Use the smoke test under `## Quick Examples` for a fast validation pass. After a successful run, verify that these files exist under the selected `output_dir`:

- `table/lightgbm_feature_importance.csv`
- `table/lightgbm_model_metrics.csv`
- `table/lightgbm_remediation.csv`
- `figure/lightgbm_feature_importance_<importance_type>.pdf`
- `data/lightgbm_run_summary.txt`
- `data/lightgbm_categorical_levels.txt` if categorical or character predictors were encoded

## When Not To Use

- The input file is an unstructured note, JSON blob, or free-text report.
- The text file delimiter is unknown and you cannot inspect or re-export it.
- The table still contains sample IDs, patient IDs, accession numbers, or similar identifiers that should not be model features.
- The input still contains direct identifiers or sensitive fields that you have not reviewed and removed from modeling.

## Common Errors

- `SKILL_FILE_NOT_FOUND`: Input file path is wrong or inaccessible.
- `SKILL_MISSING_COLUMNS`: The target or requested feature columns are missing.
- `SKILL_INVALID_DATA`: Data types, target encoding, or row count are unsuitable for LightGBM.
- `SKILL_DEGENERATE_MODEL`: Training finished but the exported importance table is all zero and should not be interpreted.
- `SKILL_INVALID_PARAMETER`: An argument value is invalid.
- `SKILL_DEPENDENCY_MISSING`: Required package such as `lightgbm` is unavailable.
- `SKILL_TRAINING_FAILED`: LightGBM training failed.
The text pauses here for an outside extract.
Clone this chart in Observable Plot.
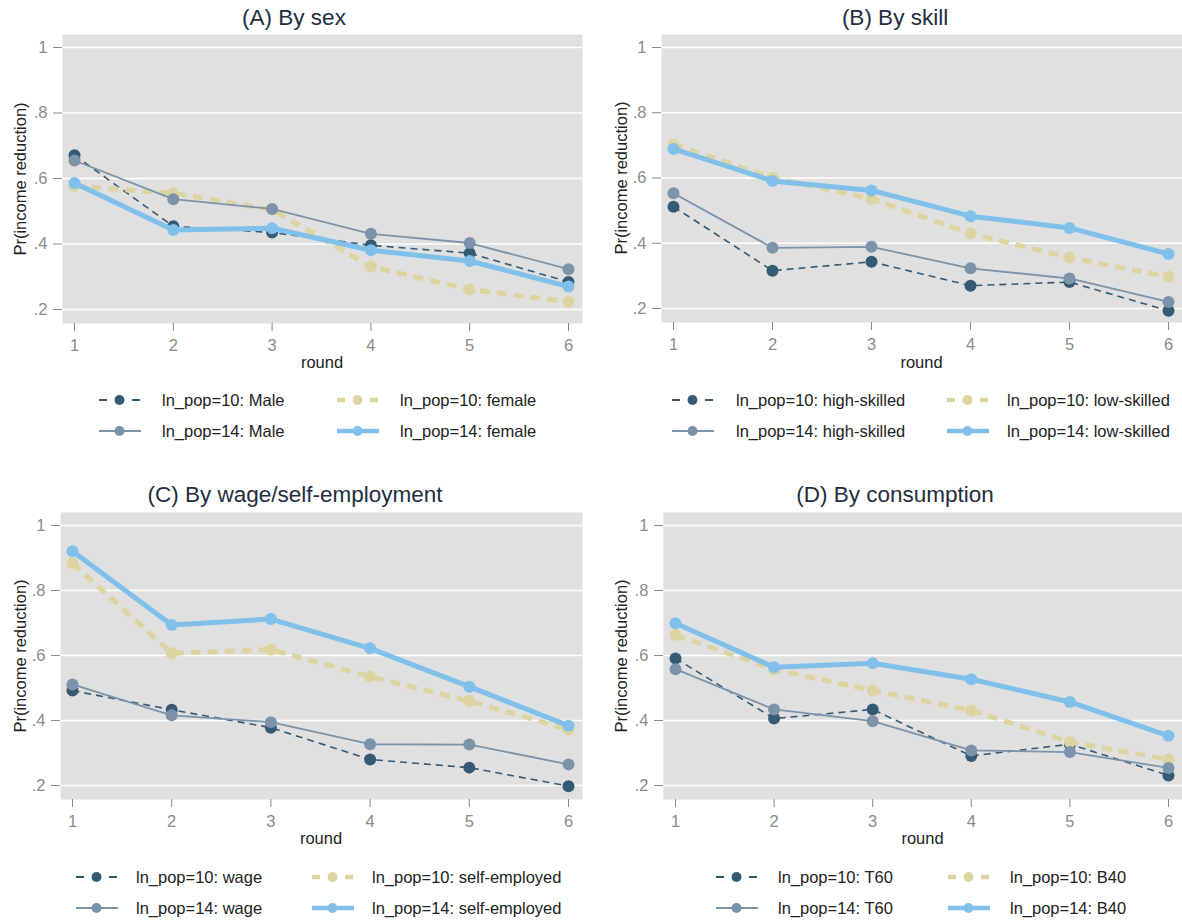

Before sharing exported artifacts, verify that identifier-like columns such as `V1`, sample IDs, or patient IDs were excluded from modeling and from any published tables. If `model_quality_flag` is not `ok`, treat the run as a diagnostic result rather than an interpretable ranking.

If the issue is not obvious, read `references/troubleshooting.md`.